Having his fill of sharecropping, he swore he would never return, but something happened. Perkins realized his own spiritual bankruptcy and accepted the free gift of the gospel in Christ, which changed everything — and not just how he saw his individual life before God, mind you. It changed how he saw oppressive systems, and how the oppressor and the oppressed needed rescuing within that system. In other words, the gospel changed his economics, and in return for his outspoken leadership, he was harassed, unlawfully imprisoned and even beaten nearly to death by prison guards.

Being someone who had formative years of my own life in Mississippi, I have to admit that I didn’t see what Perkins saw while I lived in Mississippi. Not that I didn’t literally see it, but I didn’t understand what I saw. In the words of the wise 20th century rabbi, Abraham Heschel, “The principle to be kept in mind is to know what we see rather than see what we know,” and I needed his story to help me know what I saw. To begin to feel what he felt. To enter the economic brokenness on the page as I remember the economic brokenness of the past and how it lingers on today.

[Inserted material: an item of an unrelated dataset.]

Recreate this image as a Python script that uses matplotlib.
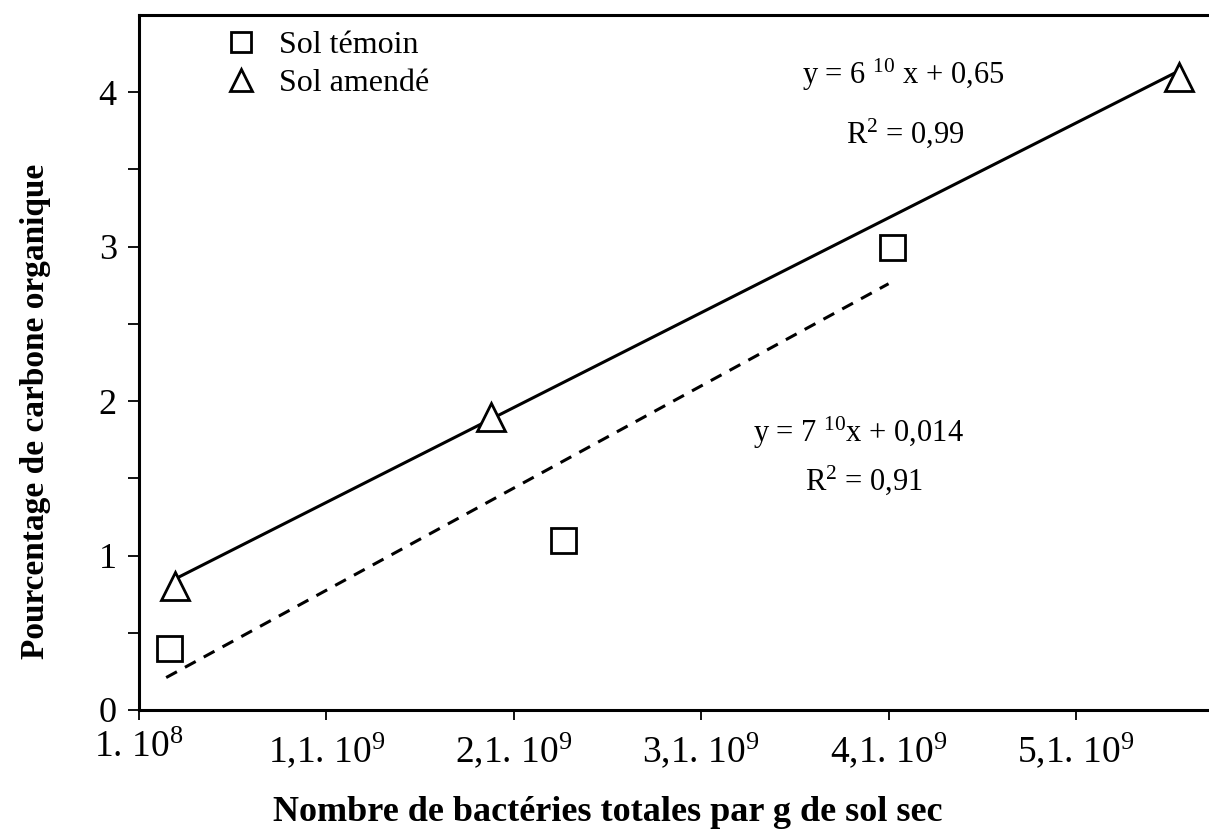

Then upon seeing, Perkins points forward to how the gospel gives us a more robust vision that fills every corner of our lives. “If Christ is Savior, He must also be Lord — Lord over such areas as spending, racial attitudes and business dealings. The gospel must be allowed to penetrate the white consciousness as well as the black consciousness.”

And we need stories of those who have allowed the gospel to do just that. To show us the way in the midst of racial injustice, economic inequality, and media informed values. We need Perkins’ story — his leadership — more than ever. May we read, repent and respond. Then repeat.